YOUR OBJECTIVE: All the data should be repeated exactly. Any image in it is left out.

AVAILABLE DATA:
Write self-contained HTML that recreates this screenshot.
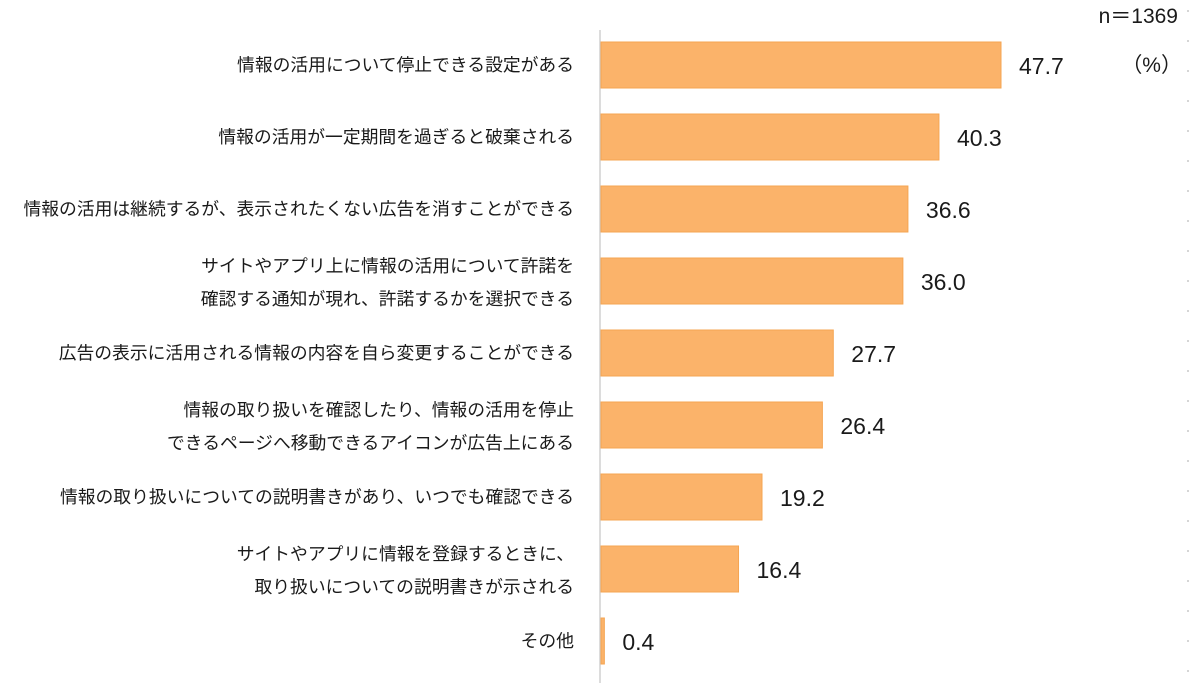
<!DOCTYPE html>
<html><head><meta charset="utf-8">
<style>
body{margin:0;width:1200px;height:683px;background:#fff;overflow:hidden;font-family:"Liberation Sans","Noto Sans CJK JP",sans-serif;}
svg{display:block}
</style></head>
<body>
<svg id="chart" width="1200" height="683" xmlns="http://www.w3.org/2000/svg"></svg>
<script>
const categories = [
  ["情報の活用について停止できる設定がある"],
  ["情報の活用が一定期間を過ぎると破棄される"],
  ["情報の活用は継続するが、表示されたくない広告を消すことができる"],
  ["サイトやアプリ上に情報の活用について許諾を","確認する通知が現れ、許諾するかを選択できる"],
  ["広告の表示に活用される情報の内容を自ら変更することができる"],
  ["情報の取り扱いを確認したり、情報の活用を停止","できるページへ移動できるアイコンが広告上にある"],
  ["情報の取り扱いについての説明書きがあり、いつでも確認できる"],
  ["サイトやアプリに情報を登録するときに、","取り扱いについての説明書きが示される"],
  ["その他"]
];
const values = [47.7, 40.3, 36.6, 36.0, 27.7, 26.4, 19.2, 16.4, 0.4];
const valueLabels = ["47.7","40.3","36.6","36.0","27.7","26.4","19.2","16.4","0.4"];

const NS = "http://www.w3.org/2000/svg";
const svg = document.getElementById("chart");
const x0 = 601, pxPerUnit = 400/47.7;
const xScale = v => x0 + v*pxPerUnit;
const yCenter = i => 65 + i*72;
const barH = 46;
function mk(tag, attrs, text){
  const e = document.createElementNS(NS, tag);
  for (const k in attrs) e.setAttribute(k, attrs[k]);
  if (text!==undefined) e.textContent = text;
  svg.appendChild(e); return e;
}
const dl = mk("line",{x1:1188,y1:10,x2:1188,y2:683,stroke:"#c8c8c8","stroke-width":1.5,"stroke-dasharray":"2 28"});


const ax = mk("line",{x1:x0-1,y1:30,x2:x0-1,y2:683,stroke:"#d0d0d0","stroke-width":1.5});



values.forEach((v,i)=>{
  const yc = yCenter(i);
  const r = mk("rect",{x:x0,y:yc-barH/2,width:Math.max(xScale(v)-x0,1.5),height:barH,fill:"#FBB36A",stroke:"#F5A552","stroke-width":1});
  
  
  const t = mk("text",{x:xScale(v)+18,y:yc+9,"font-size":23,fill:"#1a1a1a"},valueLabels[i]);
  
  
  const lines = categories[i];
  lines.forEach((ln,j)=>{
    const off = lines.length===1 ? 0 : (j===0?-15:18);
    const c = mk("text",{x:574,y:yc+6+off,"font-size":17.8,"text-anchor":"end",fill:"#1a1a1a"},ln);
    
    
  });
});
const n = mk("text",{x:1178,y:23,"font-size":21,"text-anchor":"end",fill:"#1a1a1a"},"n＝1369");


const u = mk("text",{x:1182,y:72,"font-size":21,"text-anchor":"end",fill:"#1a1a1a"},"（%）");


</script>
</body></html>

RESPONSE:
Write self-contained HTML that recreates this screenshot.
<!DOCTYPE html>
<html><head><meta charset="utf-8">
<style>
body{margin:0;width:1200px;height:683px;background:#fff;overflow:hidden;font-family:"Liberation Sans","Noto Sans CJK JP",sans-serif;}
svg{display:block}
</style></head>
<body>
<svg id="chart" width="1200" height="683" xmlns="http://www.w3.org/2000/svg"></svg>
<script>
const categories = [
  ["情報の活用について停止できる設定がある"],
  ["情報の活用が一定期間を過ぎると破棄される"],
  ["情報の活用は継続するが、表示されたくない広告を消すことができる"],
  ["サイトやアプリ上に情報の活用について許諾を","確認する通知が現れ、許諾するかを選択できる"],
  ["広告の表示に活用される情報の内容を自ら変更することができる"],
  ["情報の取り扱いを確認したり、情報の活用を停止","できるページへ移動できるアイコンが広告上にある"],
  ["情報の取り扱いについての説明書きがあり、いつでも確認できる"],
  ["サイトやアプリに情報を登録するときに、","取り扱いについての説明書きが示される"],
  ["その他"]
];
const values = [47.7, 40.3, 36.6, 36.0, 27.7, 26.4, 19.2, 16.4, 0.4];
const valueLabels = ["47.7","40.3","36.6","36.0","27.7","26.4","19.2","16.4","0.4"];

const NS = "http://www.w3.org/2000/svg";
const svg = document.getElementById("chart");
const x0 = 601, pxPerUnit = 400/47.7;
const xScale = v => x0 + v*pxPerUnit;
const yCenter = i => 65 + i*72;
const barH = 46;
function mk(tag, attrs, text){
  const e = document.createElementNS(NS, tag);
  for (const k in attrs) e.setAttribute(k, attrs[k]);
  if (text!==undefined) e.textContent = text;
  svg.appendChild(e); return e;
}
const dl = mk("line",{x1:1188,y1:10,x2:1188,y2:683,stroke:"#c8c8c8","stroke-width":1.5,"stroke-dasharray":"2 28"});


const ax = mk("line",{x1:x0-1,y1:30,x2:x0-1,y2:683,stroke:"#d0d0d0","stroke-width":1.5});



values.forEach((v,i)=>{
  const yc = yCenter(i);
  const r = mk("rect",{x:x0,y:yc-barH/2,width:Math.max(xScale(v)-x0,1.5),height:barH,fill:"#FBB36A",stroke:"#F5A552","stroke-width":1});
  
  
  const t = mk("text",{x:xScale(v)+18,y:yc+9,"font-size":23,fill:"#1a1a1a"},valueLabels[i]);
  
  
  const lines = categories[i];
  lines.forEach((ln,j)=>{
    const off = lines.length===1 ? 0 : (j===0?-15:18);
    const c = mk("text",{x:574,y:yc+6+off,"font-size":17.8,"text-anchor":"end",fill:"#1a1a1a"},ln);
    
    
  });
});
const n = mk("text",{x:1178,y:23,"font-size":21,"text-anchor":"end",fill:"#1a1a1a"},"n＝1369");


const u = mk("text",{x:1182,y:72,"font-size":21,"text-anchor":"end",fill:"#1a1a1a"},"（%）");


</script>
</body></html>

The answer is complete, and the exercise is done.